En France, seuls les immunomodulateurs injectables - l'interféron bêta et la copaxone - sont utilisés aujourd'hui dans le traitement de la sclérose en plaques (SEP) de l'enfant. Pour la première fois dans cette maladie rare, un essai clinique (PARADIGMS) montre, dans le « New England Journal of Medicine », qu'un traitement oral déjà validé chez l'adulte est aussi efficace, voire plus, chez l'enfant.
Sur un total de 215 enfants âgés de 10 à 18 ans de 26 pays - dont la France comme principal contributeur - le fingolimod (GILENYA), un immunosupresseur sélectif, a davantage diminué la fréquence des poussées que l'interféron bêta au cours d'un suivi de 2 ans, ainsi que la progression de la maladie à l'imagerie.
La SEP est rare chez l'enfant et il est difficile d'estimer la prévalence et l'incidence exactes. « On peut estimer la fréquence à 20 à 35 nouveaux cas par an en France, explique le Pr Kumaran Deiva, neuropédiatre de l'hôpital Kremlin-Bicêtre (AP-HP) et coordinateur du centre national de référence des maladies neuro-inflammatoires de l'enfant. Ce chiffre se fonde sur le recueil des 13 CHU avec service de neuropédiatrie ».
Des spécialistes et des parents très motivés
« On s'est vraiment battus pour cet essai, explique le neuropédiatre.
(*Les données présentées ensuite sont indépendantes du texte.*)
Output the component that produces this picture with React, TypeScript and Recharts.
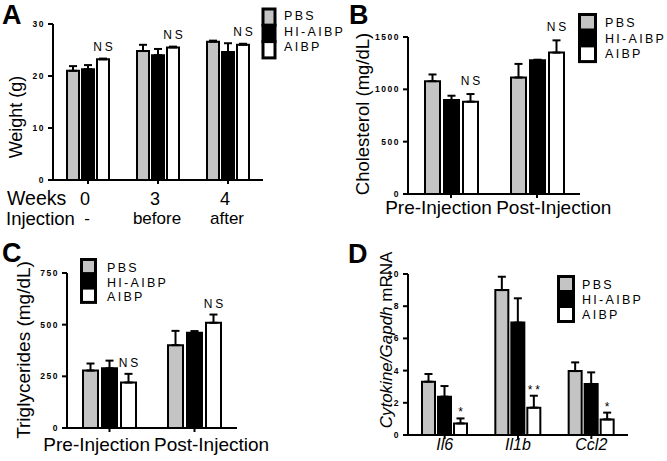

Il a fallu un forcing énorme de l'International Pediatric Multiple Sclerosis Study Group dirigé par le Dr Tanuja Chitnis, par ailleurs premier auteur de l'étude. Rien n'aurait été possible non plus sans la forte participation des enfants, car les parents sont très motivés, quasi "militants " ».
Le design de l'étude n'était pas facile. « Cet essai randomisé est en double aveugle et double placebo, poursuit le neuropédiatre. Tous les parents ont accepté de participer, alors que leurs enfants avaient la double contrainte d'avoir une injection par semaine et de prendre un cachet tous les jours ».
Moins de rechutes
La définition de la SEP chez l'enfant va jusque l'âge de 18 ans, quand habituellement, les enfants de plus de 15 ans sont redirigés chez les adultes. Quant à la limite inférieure, elle fait débat. « Pour l'essai, la limite a été choisie à 10 ans, explique-t-il. On aurait préféré inclure des enfants plus jeunes et éviter de les mettre de côté. Dans la cohorte française Kidbiosep, l'enfant le plus jeune n'avait pas plus de 18 mois ».
Dans l'étude, le taux annualisé de rechutes était de 0,12 dans le groupe fingolimod et de 0,67 dans le groupe interféron. Pour le critère secondaire à l'imagerie, le taux annualisé de nouvelles lésions était respectivement de 4,39 et de 9,27.
Pour ce qui est de la tolérance, l'essai rapporte davantage d'effets indésirables graves dans le groupe fingolimod (n = 18) que dans le groupe interféron (n = 7). Avec notamment 4 patients ayant eu des convulsions par rapport à un seul dans le groupe interféron. Ce point mérite d'être surveillé sur le long terme, estiment les auteurs.
Une maladie plus inflammatoire chez l'enfant
Au travers de PARADIGMS, le fingolimod s'est révélé plus efficace chez l'enfant que chez l'adulte. « Précédemment, le fingolimod a diminué de 53 % la fréquence des poussées par an chez l'adulte par rapport à l'IFN chez l'adulte, poursuit le spécialiste. C'est ici de l'ordre de 82 % chez l'enfant. C'était attendu car la SEP est plus inflammatoire chez l'enfant ». La maladie est beaucoup plus récidivante chez l'enfant avec 3 fois plus de poussées la première année par rapport à l'adulte, un caractère inflammatoire mis en évidence à l'imagerie.
Pour Kumaran Deiva, cette première preuve est un argument pour ouvrir l'accès en pédiatrie au fingolimod mais aussi aux autres traitements oraux. « L'IFN est utilisé en pédiatrie sur la seule base d'études rétrospectives, développe Kumaran Deiva. Compte tenu de la fréquence de la maladie, ce n'est pas possible de tout tester, même si d'autres essais sont en cours. Je suis surpris qu'aux États-Unis, la FDA ait déjà accordé l'AMM au fingolimod il y a 3 mois et que ce ne soit pas le cas en Europe. C'est de la responsabilité de l'ANSM en France que les enfants puissent être traités ».